In 1965 a failed Communist coup (depicted dramatically in an Atlantic Report from the January, 1966, issue) led to bloody reprisals by the military—and to the rise of Suharto, who at the time of the uprising was an obscure general commanding the army's strategic reserve. Backed by student leaders as well as the military, Suharto's "New Order" government began amid high hopes for stability and prosperity which were never realized in full. Only months after Suharto was appointed as acting president, John Hughes wrote, in a "Report on Indonesia" (December, 1967), that "the honeymoon days ... are over."

In "Indonesia: An Effort to Hold Together" (June, 1982) James Fallows outlined the forces that were shaping Indonesia's political system, and described the principal tenet not only of Suharto's long rule, but also his predecessor Sukarno's: "guided democracy." Even in conversations with Indonesians critical of the government, Fallows discovered an acceptance of the military's stewardship as a necessary fact of life.

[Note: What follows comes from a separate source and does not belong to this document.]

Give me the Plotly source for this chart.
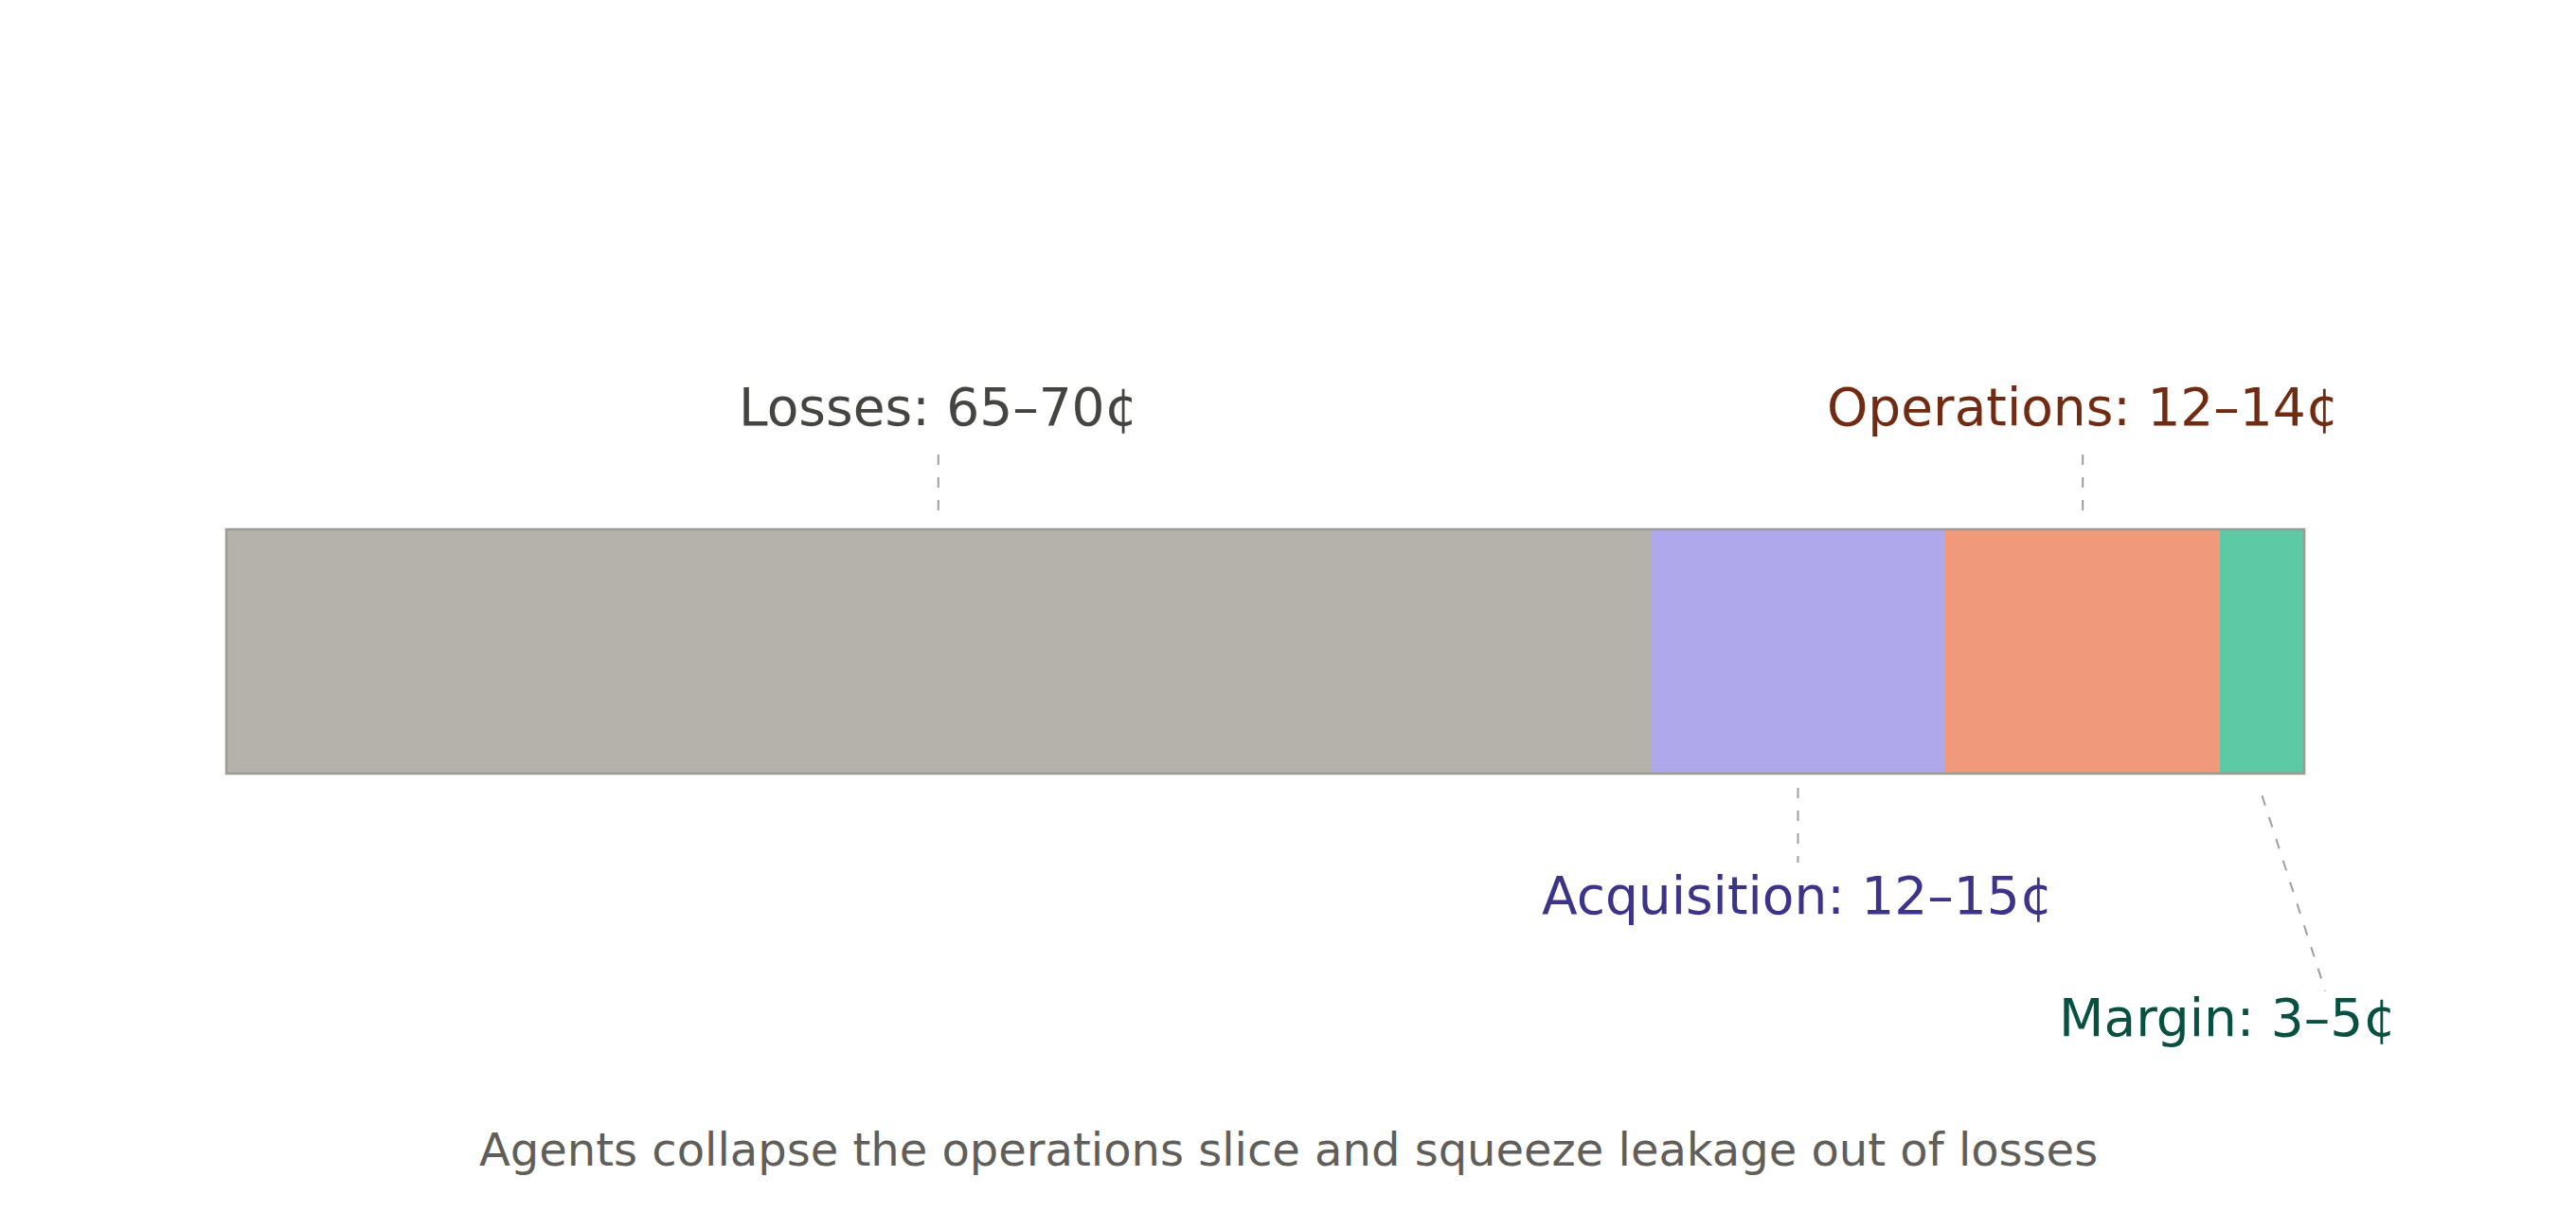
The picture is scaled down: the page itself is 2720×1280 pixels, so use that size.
import plotly.graph_objects as go

# Where each cent of premium goes (bar widths)
categories = ["Losses", "Acquisition", "Operations", "Margin"]
values = [67.5, 14.0, 13.0, 4.0]
labels = ["Losses: 65–70¢", "Acquisition: 12–15¢", "Operations: 12–14¢", "Margin: 3–5¢"]
fill_colors = ["#b4b2a9", "#afa9ec", "#f0997b", "#5dcaa5"]
text_colors = ["#444441", "#3c3489", "#712b13", "#085041"]
label_side = ["above", "below", "above", "below"]

footer = "Agents collapse the operations slice and squeeze leakage out of losses"

FONT = "DejaVu Sans"
LEADER = "#a09e97"

fig = go.Figure()

starts = []
running = 0.0
for cat, val, col in zip(categories, values, fill_colors):
    starts.append(running)
    running += val
    fig.add_trace(go.Bar(
        x=[val], y=[0], orientation="h", name=cat,
        marker=dict(color=col, line=dict(width=0)),
        width=1, hoverinfo="skip", showlegend=False,
    ))
total = running

# outline round the whole bar
fig.add_shape(type="rect", x0=0, x1=total, y0=-0.5, y1=0.5,
              line=dict(color="#9c9a93", width=2.5), layer="above")

for i, (start, val) in enumerate(zip(starts, values)):
    mid = start + val / 2
    if categories[i] == "Margin":
        # slanted leader out to the label below-right
        fig.add_shape(type="line", x0=mid, x1=mid + 3.0, y0=-0.59, y1=-1.39,
                      line=dict(color=LEADER, width=2, dash="11px,13px"))
        fig.add_annotation(x=mid, y=-1.50, text=labels[i], showarrow=False,
                           xshift=-37, font=dict(family=FONT, size=55, color=text_colors[i]))
    elif label_side[i] == "above":
        fig.add_shape(type="line", x0=mid, x1=mid, y0=0.578, y1=0.806,
                      line=dict(color=LEADER, width=2, dash="11px,13px"))
        fig.add_annotation(x=mid, y=1.0, text=labels[i], showarrow=False,
                           font=dict(family=FONT, size=55, color=text_colors[i]))
    else:
        fig.add_shape(type="line", x0=mid, x1=mid, y0=-0.558, y1=-0.864,
                      line=dict(color=LEADER, width=2, dash="11px,13px"))
        fig.add_annotation(x=mid, y=-1.0, text=labels[i], showarrow=False,
                           font=dict(family=FONT, size=55, color=text_colors[i]))

fig.add_annotation(x=0.5, xref="paper", xshift=-8, y=-2.04, text=footer, showarrow=False,
                   font=dict(family=FONT, size=48, color="#5f5e5a"))

# ranges allow for the 8px page margin round the plot div
fig.update_layout(
    width=2720, height=1280,
    barmode="stack",
    margin=dict(l=0, r=0, t=0, b=0),
    paper_bgcolor="white", plot_bgcolor="white",
    xaxis=dict(range=[-10.37, 111.74], visible=False, fixedrange=True),
    yaxis=dict(range=[-2.3256, 2.636], visible=False, fixedrange=True),
)

fig.write_html("out.html")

"We would like more elbow room," a journalist told me. "But not like you. We do not like that kind of disorder. We do not feel comfortable with it." One man highly critical of the regime asked, at the end of his list of complaints, "But what is the alternative?" He said that Indonesia had been through a period of liberal parliamentary democracy, between 1950 and 1958, and that in the ensuing chaos Sukarno had devised the policy of guided democracy. "I am not sure we can stand another one of your 'liberal' experiments."